__PROMPT__.
Restate, exactly and without pictures, the lines from the start of the listing below through the line holding "name=name, marker=dict(color=col, line=dict(width=0))))".

__DATA BLOCK__.
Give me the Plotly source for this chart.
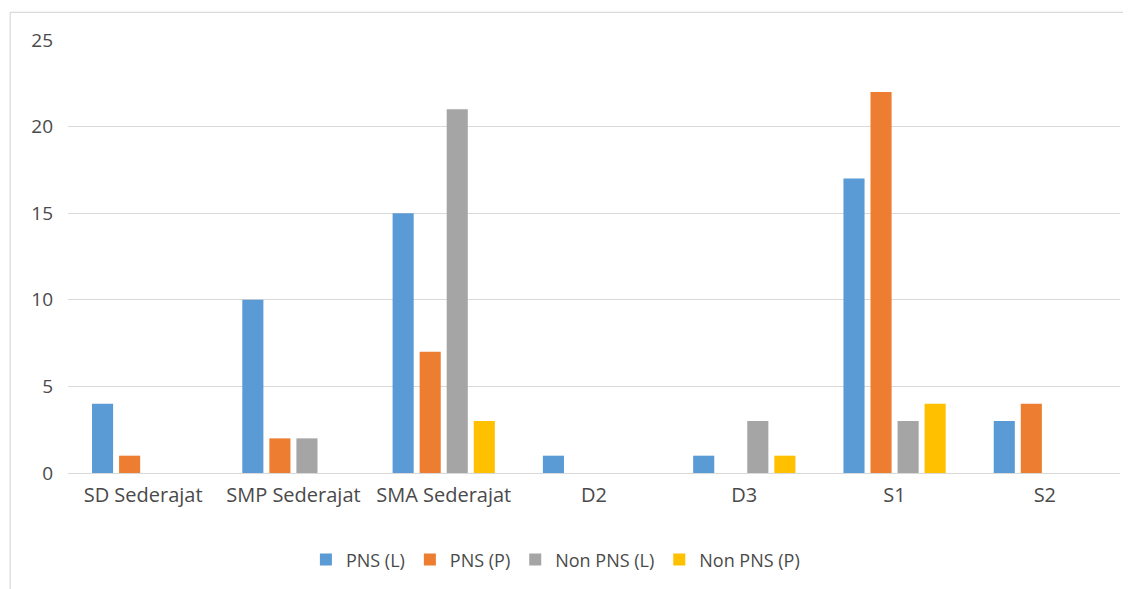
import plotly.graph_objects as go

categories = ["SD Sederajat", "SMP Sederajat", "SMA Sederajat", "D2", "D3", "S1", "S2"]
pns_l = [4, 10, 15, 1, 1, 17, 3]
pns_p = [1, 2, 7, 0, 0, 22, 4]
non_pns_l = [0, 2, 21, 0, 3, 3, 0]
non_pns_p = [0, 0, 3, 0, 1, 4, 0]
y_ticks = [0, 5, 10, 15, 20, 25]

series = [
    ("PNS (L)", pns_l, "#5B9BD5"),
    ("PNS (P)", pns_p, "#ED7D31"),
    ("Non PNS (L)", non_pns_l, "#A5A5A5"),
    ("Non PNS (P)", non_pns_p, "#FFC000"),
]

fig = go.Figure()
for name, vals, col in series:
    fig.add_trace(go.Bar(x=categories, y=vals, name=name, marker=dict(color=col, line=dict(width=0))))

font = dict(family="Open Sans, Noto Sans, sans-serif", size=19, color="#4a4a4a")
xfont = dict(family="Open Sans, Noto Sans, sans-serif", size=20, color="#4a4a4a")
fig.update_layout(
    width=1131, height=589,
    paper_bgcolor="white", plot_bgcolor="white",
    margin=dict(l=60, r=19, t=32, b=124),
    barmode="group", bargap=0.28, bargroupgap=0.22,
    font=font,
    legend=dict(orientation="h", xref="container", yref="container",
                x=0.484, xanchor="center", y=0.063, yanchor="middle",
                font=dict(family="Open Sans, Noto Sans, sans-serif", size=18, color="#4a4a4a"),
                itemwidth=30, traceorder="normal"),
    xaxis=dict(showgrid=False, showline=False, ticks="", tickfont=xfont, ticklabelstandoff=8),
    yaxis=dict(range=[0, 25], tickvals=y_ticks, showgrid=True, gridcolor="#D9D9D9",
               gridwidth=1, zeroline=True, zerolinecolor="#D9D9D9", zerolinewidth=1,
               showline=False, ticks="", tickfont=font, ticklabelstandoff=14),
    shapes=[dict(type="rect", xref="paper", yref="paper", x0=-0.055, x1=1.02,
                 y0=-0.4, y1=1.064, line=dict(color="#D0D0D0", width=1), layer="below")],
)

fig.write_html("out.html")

__RIGHT ANSWER__.
Give me the Plotly source for this chart.
import plotly.graph_objects as go

categories = ["SD Sederajat", "SMP Sederajat", "SMA Sederajat", "D2", "D3", "S1", "S2"]
pns_l = [4, 10, 15, 1, 1, 17, 3]
pns_p = [1, 2, 7, 0, 0, 22, 4]
non_pns_l = [0, 2, 21, 0, 3, 3, 0]
non_pns_p = [0, 0, 3, 0, 1, 4, 0]
y_ticks = [0, 5, 10, 15, 20, 25]

series = [
    ("PNS (L)", pns_l, "#5B9BD5"),
    ("PNS (P)", pns_p, "#ED7D31"),
    ("Non PNS (L)", non_pns_l, "#A5A5A5"),
    ("Non PNS (P)", non_pns_p, "#FFC000"),
]

fig = go.Figure()
for name, vals, col in series:
    fig.add_trace(go.Bar(x=categories, y=vals, name=name, marker=dict(color=col, line=dict(width=0))))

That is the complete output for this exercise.